Feverprints: Crowdsourcing Temperatures in Health and Disease

Winner: Jonathan Hausmann

Our study seeks to leverage modern technology, including continuous temperature monitoring and crowdsourcing, to collect temperatures from thousands of participants throughout the country to reassess what is “normal” and what temperature constitutes a “fever.” Second, we will use machine learning to discover unique fever patterns (“feverprints”) for febrile illnesses that can be used for rapid and accurate diagnosis. Finally, we aim to show whether the use of antipyretics improves or worsens the course of febrile illnesses.

Incorporating the Patient’s Voice into Cancer Care and Research

Winner: Charlotta Lindvall

Electronic Health Records (EHR) contain enormous amounts of data that may be used to facilitate cancer treatment discovery, guide quality and safety initiatives, and enhance patient satisfaction. Currently, data from clinical visits (i.e., the conversation between clinician and patient) are interpreted and compressed by clinicians who write it directly into the medical record. This process misses much that transpires in the clinical encounter, risks error, and results in lost opportunities to deeply understand how our care impacts outcomes. We propose to use advanced computer science methods to embed audio-recordings of clinical encounters into the EHR, employ machine-learning analytics to harness this rich data source, ensure that what actually transpires between patients and clinicians in the exam room is included in outcome analyses, and to thus transform clinical care by capturing, measuring, and accounting for the full breadth of patient experience.

Automatic Classification of Clear Cell Renal Tumors Using Deep Learning: Implications for Diagnosis and Prediction of Metastasis

Winner: Jan Heng

The abstract for this prize has not been published at the request of the award winner.

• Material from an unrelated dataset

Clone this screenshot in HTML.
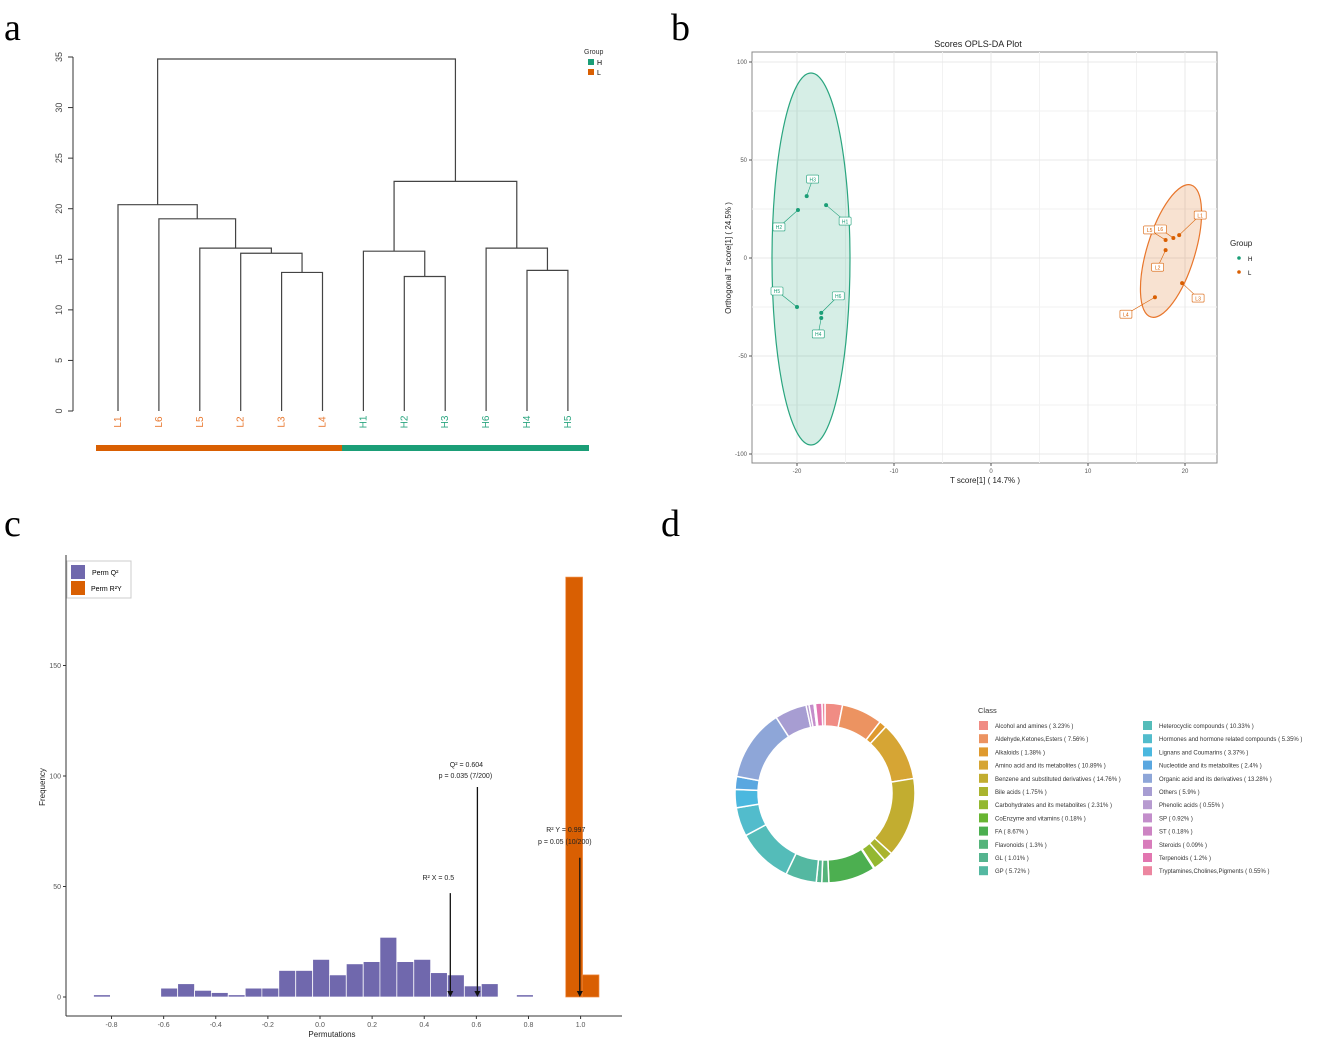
<!DOCTYPE html>
<html><head><meta charset="utf-8"><style>
body{margin:0;background:#fff;}
svg{display:block;font-family:"Liberation Sans",sans-serif;}
</style></head><body>
<svg id="fig" width="1325" height="1044" viewBox="0 0 1325 1044" xmlns="http://www.w3.org/2000/svg">
<g font-family="Liberation Serif,serif" font-size="38" fill="#000">
<text x="4" y="40">a</text>
<text x="671" y="40">b</text>
<text x="4" y="536">c</text>
<text x="661" y="536">d</text>
</g>
<g id="pa"></g>
<g id="pb"></g>
<g id="pc"></g>
<g id="pd"></g>
</svg>
<script>
const NS="http://www.w3.org/2000/svg";
function el(p,t,a,txt){const e=document.createElementNS(NS,t);for(const k in a)e.setAttribute(k,a[k]);if(txt!==undefined)e.textContent=txt;p.appendChild(e);return e;}
const ORANGE="#d95f02",GREEN="#1b9e77";

// ---------- Panel a: dendrogram ----------
const leafNames=["L1","L6","L5","L2","L3","L4","H1","H2","H3","H6","H4","H5"];
const yTicksA=[0,5,10,15,20,25,30,35];
// merges: [leftNode,rightNode,height]; leaves 0..11, new nodes 12..
const merges=[[4,5,13.7],[3,12,15.6],[2,13,16.1],[1,14,19.0],[0,15,20.4],[7,8,13.3],[6,17,15.8],[10,11,13.9],[9,19,16.1],[18,20,22.7],[16,21,34.8]];
(function(){
const g=document.getElementById('pa');
const ya=v=>411-v*(354/35), xa=i=>118+i*40.9;
let a=el(g,'line',{x1:73,y1:ya(0),x2:73,y2:ya(35),stroke:'#333','stroke-width':1});

yTicksA.forEach(t=>{el(g,'line',{x1:68,x2:73,y1:ya(t),y2:ya(t),stroke:'#333'});
 let tx=el(g,'text',{x:0,y:0,'font-size':9,fill:'#444','text-anchor':'middle',transform:`translate(62,${ya(t)}) rotate(-90)`},t);
 });
const nodes=leafNames.map((n,i)=>({x:xa(i),h:0}));
merges.forEach(m=>{const L=nodes[m[0]],R=nodes[m[1]],y=ya(m[2]);
 const p=el(g,'path',{d:`M${L.x},${ya(L.h)}V${y}H${R.x}V${ya(R.h)}`,fill:'none',stroke:'#444','stroke-width':1.2});
 
 nodes.push({x:(L.x+R.x)/2,h:m[2]});});
leafNames.forEach((n,i)=>{const t=el(g,'text',{x:0,y:0,'font-size':10,fill:n[0]=='L'?'#e8762c':'#2aa57f','text-anchor':'middle',transform:`translate(${xa(i)+3},422) rotate(-90)`},n);
 });
let r=el(g,'rect',{x:96,y:445,width:246,height:6,fill:ORANGE});
r=el(g,'rect',{x:342,y:445,width:247,height:6,fill:GREEN});
el(g,'text',{x:584,y:54,'font-size':7,fill:'#333'},'Group');
el(g,'rect',{x:588,y:59,width:6,height:6,fill:GREEN});el(g,'text',{x:597,y:65,'font-size':7},'H');
el(g,'rect',{x:588,y:69,width:6,height:6,fill:ORANGE});el(g,'text',{x:597,y:75,'font-size':7},'L');
})();

// ---------- Panel b: OPLS-DA ----------
const bXTicks=[-20,-10,0,10,20];
const bYTicks=[-100,-50,0,50,100];
const hNames=["H3","H2","H1","H5","H6","H4"];
const hX=[-19,-19.9,-17,-20,-17.5,-17.5];
const hY=[31.6,24.5,27,-25,-28,-30.6];
const lNames=["L5","L2","L6","L1","L3","L4"];
const lX=[18,18,18.8,19.4,19.7,16.9];
const lY=[9.2,4,10.2,11.7,-12.8,-20];
(function(){
const g=document.getElementById('pb');
const xb=v=>991+v*9.7, yb=v=>258-v*1.96;
el(g,'rect',{x:752,y:52,width:465,height:411,fill:'#fff',stroke:'#888','stroke-width':1});
[-15,-5,5,15].forEach(t=>el(g,'line',{x1:xb(t),x2:xb(t),y1:52,y2:463,stroke:'#f2f2f2'}));
[-75,-25,25,75].forEach(t=>el(g,'line',{y1:yb(t),y2:yb(t),x1:752,x2:1217,stroke:'#f2f2f2'}));
bXTicks.forEach(t=>{el(g,'line',{x1:xb(t),x2:xb(t),y1:52,y2:463,stroke:'#e8e8e8'});
 el(g,'line',{x1:xb(t),x2:xb(t),y1:463,y2:466,stroke:'#555'});
 const s=el(g,'text',{x:xb(t),y:473,'font-size':6,fill:'#555','text-anchor':'middle'},t);
 });
bYTicks.forEach(t=>{el(g,'line',{y1:yb(t),y2:yb(t),x1:752,x2:1217,stroke:'#e8e8e8'});
 el(g,'line',{y1:yb(t),y2:yb(t),x1:749,x2:752,stroke:'#555'});
 const s=el(g,'text',{x:747,y:yb(t)+2,'font-size':6,fill:'#555','text-anchor':'end'},t);
 });
let t=el(g,'text',{x:978,y:47,'font-size':9,fill:'#222','text-anchor':'middle'},'Scores OPLS-DA Plot');
t=el(g,'text',{x:985,y:483,'font-size':8,fill:'#222','text-anchor':'middle'},'T score[1] ( 14.7% )');
t=el(g,'text',{x:0,y:0,'font-size':8,fill:'#222','text-anchor':'middle',transform:'translate(731,258) rotate(-90)'},'Orthogonal T score[1] ( 24.5% )');
let e=el(g,'ellipse',{cx:811,cy:259,rx:39,ry:186,fill:'rgba(27,158,119,0.18)',stroke:'#2aa57f','stroke-width':1.2});
e=el(g,'ellipse',{cx:1171,cy:251,rx:24,ry:69,fill:'rgba(217,95,2,0.18)',stroke:'#e8762c','stroke-width':1.2,transform:'rotate(17 1171 251)'});
const hOff=[[6,-17],[-19,17],[19,16],[-20,-16],[17,-17],[-3,16]];
const lOff=[[-16,-10],[-8,17],[-13,-9],[21,-20],[16,15],[-29,17]];
function pts(names,xs,ys,offs,col,nm){names.forEach((n,i)=>{const px=xb(xs[i]),py=yb(ys[i]);const o=offs[i];
 el(g,'line',{x1:px,y1:py,x2:px+o[0],y2:py+o[1],stroke:col,'stroke-width':0.6});
 el(g,'rect',{x:px+o[0]-6,y:py+o[1]-4,width:12,height:8,fill:'#fff',stroke:col,'stroke-width':0.6,rx:1});
 el(g,'text',{x:px+o[0],y:py+o[1]+2.2,'font-size':5,fill:col,'text-anchor':'middle'},n);
 const c=el(g,'circle',{cx:px,cy:py,r:2,fill:col});});}
pts(hNames,hX,hY,hOff,GREEN,'h-score-point');
pts(lNames,lX,lY,lOff,ORANGE,'l-score-point');
t=el(g,'text',{x:1230,y:246,'font-size':8,fill:'#222'},'Group');
el(g,'circle',{cx:1239,cy:258,r:1.8,fill:GREEN});el(g,'text',{x:1248,y:261,'font-size':6},'H');
el(g,'circle',{cx:1239,cy:272,r:1.8,fill:ORANGE});el(g,'text',{x:1248,y:275,'font-size':6},'L');
})();

// ---------- Panel c: permutation histogram ----------
const q2BinStarts=[-0.869,-0.611,-0.546,-0.481,-0.417,-0.352,-0.287,-0.223,-0.158,-0.093,-0.028,0.036,0.101,0.166,0.230,0.295,0.360,0.424,0.489,0.554,0.619,0.754];
const q2Counts=[1,4,6,3,2,1,4,4,12,12,17,10,15,16,27,16,17,11,10,5,6,1];
const r2yBinStarts=[0.943,1.006];
const r2yCounts=[190,10];
const cXTicks=[-0.8,-0.6,-0.4,-0.2,0.0,0.2,0.4,0.6,0.8,1.0];
const cYTicks=[0,50,100,150];
const arrowX=[0.5,0.604,0.997];
const arrowTop=[47,95,63];
(function(){
const g=document.getElementById('pc');
const xc=v=>320+v*260.6, yc=v=>997-v*2.21, bw=0.0645;
el(g,'line',{x1:66,y1:555,x2:66,y2:1016,stroke:'#333'});
el(g,'line',{x1:66,y1:1016,x2:622,y2:1016,stroke:'#333'});
cXTicks.forEach(t=>{el(g,'line',{x1:xc(t),x2:xc(t),y1:1016,y2:1019,stroke:'#333'});
 const s=el(g,'text',{x:xc(t),y:1027,'font-size':7,fill:'#555','text-anchor':'middle'},t.toFixed(1));
 });
cYTicks.forEach(t=>{el(g,'line',{x1:63,x2:66,y1:yc(t),y2:yc(t),stroke:'#333'});
 const s=el(g,'text',{x:61,y:yc(t)+2.5,'font-size':7,fill:'#555','text-anchor':'end'},t);
 });
q2BinStarts.forEach((b,i)=>{const r=el(g,'rect',{x:xc(b),y:yc(q2Counts[i]),width:xc(b+bw)-xc(b),height:yc(0)-yc(q2Counts[i]),fill:'#7068ad',stroke:'#fff','stroke-width':0.7});
 });
r2yBinStarts.forEach((b,i)=>{const r=el(g,'rect',{x:xc(b),y:yc(r2yCounts[i]),width:xc(b+bw)-xc(b),height:yc(0)-yc(r2yCounts[i]),fill:ORANGE,stroke:'#f08a40','stroke-width':0.7});
 });
arrowX.forEach((v,i)=>{const x=xc(v);const l=el(g,'line',{x1:x,x2:x,y1:yc(arrowTop[i]),y2:yc(0)-2,stroke:'#111','stroke-width':1.3});
 
 el(g,'path',{d:`M${x-3},${yc(0)-6}L${x},${yc(0)}L${x+3},${yc(0)-6}Z`,fill:'#111'});});
const ann=[[xc(0.5)-12,880,'R² X = 0.5'],[xc(0.604)-11,767,'Q² = 0.604'],[xc(0.604)-12,778,'p = 0.035 (7/200)'],[xc(0.997)-14,832,'R² Y = 0.997'],[xc(0.997)-15,844,'p = 0.05 (10/200)']];
ann.forEach(a=>{const s=el(g,'text',{x:a[0],y:a[1],'font-size':7,fill:'#222','text-anchor':'middle'},a[2]);});
let t=el(g,'text',{x:332,y:1037,'font-size':8,fill:'#222','text-anchor':'middle'},'Permutations');
t=el(g,'text',{x:0,y:0,'font-size':8,fill:'#222','text-anchor':'middle',transform:'translate(45,787) rotate(-90)'},'Frequency');
const lg=el(g,'g',{});
el(lg,'rect',{x:67,y:561,width:64,height:37,fill:'#fff',stroke:'#ccc'});
el(lg,'rect',{x:71,y:565,width:14,height:14,fill:'#7068ad'});el(lg,'text',{x:92,y:575,'font-size':7},'Perm Q²');
el(lg,'rect',{x:71,y:581,width:14,height:14,fill:ORANGE});el(lg,'text',{x:91,y:591,'font-size':7},'Perm R²Y');
})();

// ---------- Panel d: donut ----------
const classNames=["Alcohol and amines","Aldehyde,Ketones,Esters","Alkaloids","Amino acid and its metabolites","Benzene and substituted derivatives","Bile acids","Carbohydrates and its metabolites","CoEnzyme and vitamins","FA","Flavonoids","GL","GP","Heterocyclic compounds","Hormones and hormone related compounds","Lignans and Coumarins","Nucleotide and its metabolites","Organic acid and its derivatives","Others","Phenolic acids","SP","ST","Steroids","Terpenoids","Tryptamines,Cholines,Pigments"];
const classPct=[3.23,7.56,1.38,10.89,14.76,1.75,2.31,0.18,8.67,1.30,1.01,5.72,10.33,5.35,3.37,2.4,13.28,5.9,0.55,0.92,0.18,0.09,1.2,0.55];
const classColors=["#f08c84","#ec9361","#df9a2e","#d6a534","#c2ad30","#aab42f","#93b830","#68b532","#4caf50","#55b47a","#55b48f","#54b8a1","#54bcb9","#52bccc","#4bb8df","#5aa7e0","#8ea6d8","#a79dd2","#b79bd0","#c38ecb","#cd84c3","#d87cbb","#e276b0","#ec86a0"];
(function(){
const g=document.getElementById('pd');
const cx=825,cy=793,R=90,r=67,total=classPct.reduce((a,b)=>a+b,0);
let ang=0;
classPct.forEach((v,i)=>{const a0=ang,a1=ang+v/total*2*Math.PI;ang=a1;
 const p=(rad,a)=>[cx+rad*Math.sin(a),cy-rad*Math.cos(a)];
 const [x0,y0]=p(R,a0),[x1,y1]=p(R,a1),[x2,y2]=p(r,a1),[x3,y3]=p(r,a0);const lg=(a1-a0)>Math.PI?1:0;
 const s=el(g,'path',{d:`M${x0},${y0}A${R},${R} 0 ${lg} 1 ${x1},${y1}L${x2},${y2}A${r},${r} 0 ${lg} 0 ${x3},${y3}Z`,fill:classColors[i],stroke:'#fff','stroke-width':1.5});
 });
let t=el(g,'text',{x:978,y:713,'font-size':7.5,fill:'#333'},'Class');
classNames.forEach((n,i)=>{const col=i<12?0:1,row=i%12;const x=col?1143:979,y=721+row*13.2;
 const e=el(g,'g',{});
 el(e,'rect',{x:x,y:y,width:9,height:9,fill:classColors[i]});
 el(e,'text',{x:x+16,y:y+7,'font-size':6,fill:'#333'},`${n} ( ${classPct[i]}% )`);});
})();
</script>
</body></html>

Computational Approaches to Assessing Breast Asymmetry for Early Detection of Breast Cancer

Winner: Rulla Tamimi

Wide-spread mammographic screening as well as improvements in breast cancer treatment have greatly improved 5-year survival rates for breast cancer. However, the sensitivity of mammography is still not ideal and is lower in younger women and women with dense breasts. It may be possible to use big data and computational solutions to improve the sensitivity of mammographic screening and improve early detection of breast cancer. We and others have observed that the patterns of breast density are very similar in comparing the right and left breast from the same woman. However, when women are diagnosed with breast cancer it is primarily in only one breast. We hypothesize that there are early divergences in breast density patterns between the breasts that are detectable through imaging that could be early predictors of breast cancer. If there were automated ways to compare asymmetry in breast tissue patterns (i.e., spatial variation in breast density and features) between breasts over time, we may be able to detect breast cancers even earlier. Additionally, comparing breasts may help to control for differences that influence patterns at different time points such as technical issues (e.g., compression, mammographic machine, positioning on machine), and individual differences over time (e.g., changes in weight, hormone use, menopausal status).

Mental Health Related Visits in Pediatric Emergency Departments Over Time: Differences in Age Groups, Socioeconomic Status, and Race/Ethnicity

Winner: Anna Abrams

The abstract for this prize has not been published at the request of the award winner.